I do not claim rights to the background music, and my channel is not monetized. Jump to 4:06 if you only wish to see those instant films.
The vlog is shoot by my iPhone SE with external wide angle lens and mic, as another video-making test. I visited one of my favorite places in northern Taiwan, Hougtong and Jingtong along the Pingxi Railway Line, about 1-2 hours' ride from Taipei. I also made a video for my 35mm/120 film photography here:
Instant films are digitized by my Canon EOS M with EF-S 24mm STM and macro filters.
I bought a Polaroid SX-70 Land Camera Sonar OneStep (1978) and a Polaroid P 600 (2009) in 2017, shot several packs of Impossible Project films, both color and b&w. Now I finally got the new Polaroid Originals films (manufactured in Sep 2017) and try them out - one each for both cameras.
Sadly, my SX-70 suffered the common shutter/mirror struck problem from 5th shot, which is a not-so-uncommon thing for SX-70 users. However, the new cartridges (both SX-70 and 600 film) also fit a bit too tight for my SX-70; you can see in the video (2:53) I did struggled a bit to push it in. After went back home I tried to pull out the cartridge and broke the lid, so I had to use tools to force it out. The 600 cartridge fit exactly the same. All Impossible Project-era cartridges I used fit smoothly.
As far as I can tell, the new and old cartridge shells are exactly the same size. I opened one of the new cartridge, and find one of the two batteries area seems to be a tiny bit thicker. Is it swollen? Pasted with thicker glue? Model number is the same as old ones (Impossible Impulse Battery I-11, Model 2CP225040N), this one made in June 2017. Did the thickness cause power or contact problems so the SX-70 couldn't operate normally? Or the films had trouble to be pushed out?

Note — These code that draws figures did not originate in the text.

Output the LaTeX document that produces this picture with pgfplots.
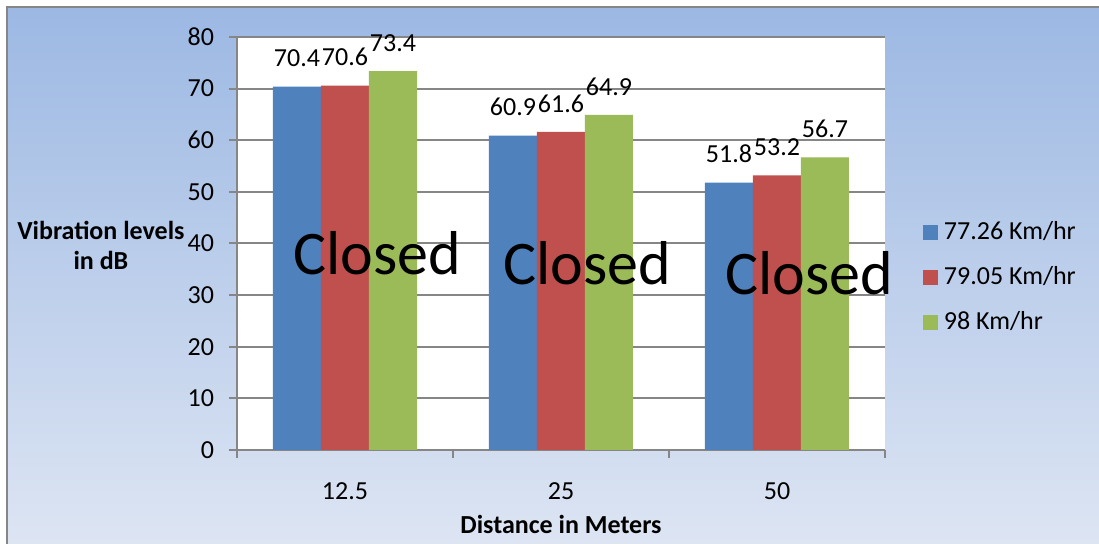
\documentclass[border=0pt]{standalone}
\usepackage{fontspec}
\setmainfont{Carlito}
\usepackage{pgfplots}
\pgfplotsset{compat=1.18}

\definecolor{bBlue}{RGB}{79,129,189}
\definecolor{bRed}{RGB}{192,80,77}
\definecolor{bGreen}{RGB}{155,187,89}
\definecolor{bgTop}{RGB}{156,184,227}
\definecolor{bgBot}{RGB}{221,229,243}
\definecolor{gridgray}{RGB}{134,134,134}

\newcommand{\lblfont}{\fontsize{13}{15}\selectfont}

\begin{document}
\begin{tikzpicture}
\useasboundingbox (0pt,0pt) rectangle (549.5pt,272pt);
% chart area background
\shade[top color=bgTop, bottom color=bgBot] (3.5pt,0pt) rectangle (549.5pt,268.5pt);
\draw[gridgray, line width=1pt] (3.5pt,0pt) -- (3.5pt,268.5pt) -- (549.5pt,268.5pt);
\begin{axis}[
    at={(118.5pt,47pt)}, anchor=south west,
    scale only axis, width=324pt, height=206.5pt,
    ybar=0pt, bar width=24pt,
    xmin=-0.5, xmax=2.5, ymin=0, ymax=80,
    enlargelimits=false, clip=false,
    xtick={0,1,2}, xticklabels={12.5,25,50},
    minor xtick={-0.5,0.5,1.5,2.5},
    ytick={0,10,...,80},
    axis x line*=bottom, axis y line*=left,
    axis line style={gridgray, line width=1pt},
    ymajorgrids, grid style={gridgray, line width=1pt},
    tick align=outside,
    major tick length=4pt, minor tick length=4pt,
    tick style={gridgray, line width=1pt},
    major x tick style={draw=none},
    every tick label/.append style={font=\lblfont, black},
    /pgf/number format/assume math mode=true,
    xticklabel style={anchor=base, yshift=-21pt},
    yticklabel style={xshift=-4pt},
    axis background/.style={fill=white},
    nodes near coords,
    every node near coord/.append style={font=\lblfont, black, inner sep=0pt, anchor=south, yshift=9.5pt},
    xlabel={Distance in Meters},
    ylabel={Vibration levels\\in dB},
    xlabel style={font=\bfseries\lblfont, at={(axis description cs:0.5,-0.201)}, anchor=base},
    ylabel style={font=\bfseries\lblfont, align=center, rotate=-90,
        at={(axis description cs:-0.21,0.496)}, anchor=center},
    legend style={at={(axis description cs:1.058,0.418)}, anchor=west,
        draw=none, fill=none, font=\lblfont, inner sep=0pt,
        row sep=12pt, column sep=3pt, nodes={inner sep=0pt}},
    legend cell align=left,
    legend image code/.code={\fill[#1] (0pt,-3.75pt) rectangle (7.5pt,3.75pt);},
]
\addplot[fill=bBlue, draw=none] coordinates {(0,70.4) (1,60.9) (2,51.8)};
\addplot[fill=bRed, draw=none] coordinates {(0,70.6) (1,61.6) (2,53.2)};
\addplot[fill=bGreen, draw=none] coordinates {(0,73.4) (1,64.9) (2,56.7)};
\legend{77.26 Km/hr, 79.05 Km/hr, 98 Km/hr}
\node[font=\fontsize{31}{36}\selectfont, anchor=base, inner sep=0pt] at (axis cs:0.150,33.9) {Closed};
\node[font=\fontsize{31}{36}\selectfont, anchor=base, inner sep=0pt] at (axis cs:1.123,31.96) {Closed};
\node[font=\fontsize{31}{36}\selectfont, anchor=base, inner sep=0pt] at (axis cs:2.150,30.2) {Closed};
\end{axis}
\end{tikzpicture}
\end{document}
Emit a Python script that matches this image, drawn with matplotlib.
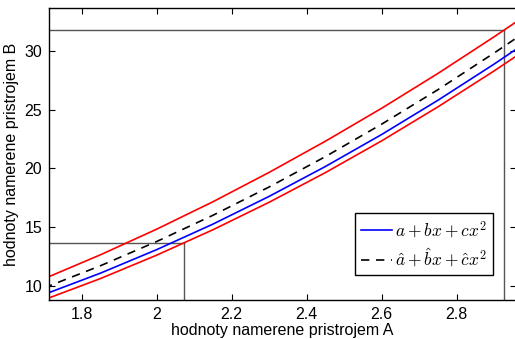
import matplotlib
matplotlib.use("Agg")
import matplotlib.pyplot as plt

plt.rcParams["font.family"] = ["Liberation Sans", "DejaVu Sans"]
plt.rcParams["mathtext.fontset"] = "cm"

# Values
x_pts = [1.70, 1.85, 2.00, 2.15, 2.30, 2.45, 2.60, 2.75, 2.90, 2.96]
fit_true = [9.28, 11.09, 13.09, 15.26, 17.62, 20.16, 22.88, 25.79, 28.87, 30.16]
fit_est = [9.84, 11.72, 13.78, 16.01, 18.42, 21.00, 23.76, 26.69, 29.81, 31.10]
band_upper = [10.62, 12.65, 14.83, 17.16, 19.66, 22.31, 25.11, 28.07, 31.19, 32.48]
band_lower = [8.83, 10.63, 12.62, 14.78, 17.12, 19.64, 22.34, 25.23, 28.29, 29.57]

# Reading guides (x on A, y on B)
guide_low = (2.073, 13.68)
guide_high = (2.926, 31.78)

x_ticks = [1.8, 2.0, 2.2, 2.4, 2.6, 2.8]
x_ticklabels = ["1.8", "2", "2.2", "2.4", "2.6", "2.8"]
y_ticks = [10, 15, 20, 25, 30]
xlim = (1.713, 2.958)
ylim = (8.81, 33.63)

fig = plt.figure(figsize=(5.15, 3.39), dpi=100)
ax = fig.add_axes([49 / 515, 39 / 339, 467 / 515, 292 / 339])

# guides
for gx, gy in [guide_low, guide_high]:
    ax.plot([xlim[0], gx], [gy, gy], color="#555555", lw=1.0)
    ax.plot([gx, gx], [ylim[0], gy], color="#555555", lw=1.0)

ax.plot(x_pts, band_upper, color="red", lw=1.2)
ax.plot(x_pts, band_lower, color="red", lw=1.2)
ax.plot(x_pts, fit_true, color="blue", lw=1.2, label=r"$a+bx+cx^2$")
ax.plot(x_pts, fit_est, color="black", lw=1.2, ls=(0, (5, 4)),
        label=r"$\hat{a}+\hat{b}x+\hat{c}x^2$")

ax.set_xlim(xlim)
ax.set_ylim(ylim)
ax.set_xticks(x_ticks)
ax.set_xticklabels(x_ticklabels)
ax.set_yticks(y_ticks)
ax.tick_params(direction="in", length=4, top=True, right=True, labelsize=11.5, pad=5)
for s in ax.spines.values():
    s.set_linewidth(1.0)

ax.set_xlabel("hodnoty namerene pristrojem A", fontsize=11.5, labelpad=1)
ax.set_ylabel("hodnoty namerene pristrojem B", fontsize=11.5, labelpad=4)

leg = ax.legend(loc="lower right", bbox_to_anchor=(0.951, 0.0856),
                borderaxespad=0, fancybox=False, edgecolor="black",
                fontsize=12.5, handlelength=1.75, handletextpad=0.2,
                borderpad=0.35, labelspacing=0.35, framealpha=1)
leg.get_frame().set_linewidth(1.0)

fig.savefig("out.png", dpi=100)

Another curious thing was, after the 3th shot, some kind of white paint stick on both rollers of the SX-70, leaving dots on other 5 shots. It can be scratched off by fingernails. I didn't open the camera at that time, and I did not get white paints on my fingers. Was it scratched from somewhere on the film frame? I coulnd't tell.
Anyway, even the problem is mainly on the camera, using new films may still have greater risks. I will still keep my SX-70 though; it is such a unique and classic camera. But my much-cheaper P 600 works perfectly and is easier to handle.
(Oh, the new OneStep 2 camera is sold about $150 USD in Taiwan, instead of $100. And some people are selling Polaroid Originals by the higher prices of Impossible Project films.)
So, about the film: both Polaroid Originals films look pertty good under correct exposures. The 600 film was very green-ish after 15 to 30 minutes, but turned a bit redder one or two hours later (I keeped them inside my coat, then my bag). Of course, they still cannot compete with Fujifilm instax films, which is as reliable and colorful as always in hot or cold days, no shielding needed, and only take several minutes to fully developed. (I should mention that the digitalization didn't do justice to these films, Polaroid or Fujifilm. They look a lot better on your hand.)
No wonder Polaroid wanted to sue Fujifilm - if Fujifilm started to make cheaper instax Square cameras or better analog models Polaroid would lose a big portion of market. Polaroid successfully sued Kodak in the 1980s, and planned to sue Fujifilm (whose products in Japan were based on Kodak) as well, but made a deal to exchange video technologies and let Fujifilm keep their Japanese market. They did worked together for an instax mini camera, and about the time Polaroid filed bankruptcy Fujifilm started to sell cameras in United States. Personally, I wish they could work together again instead of trying to choke each other to death.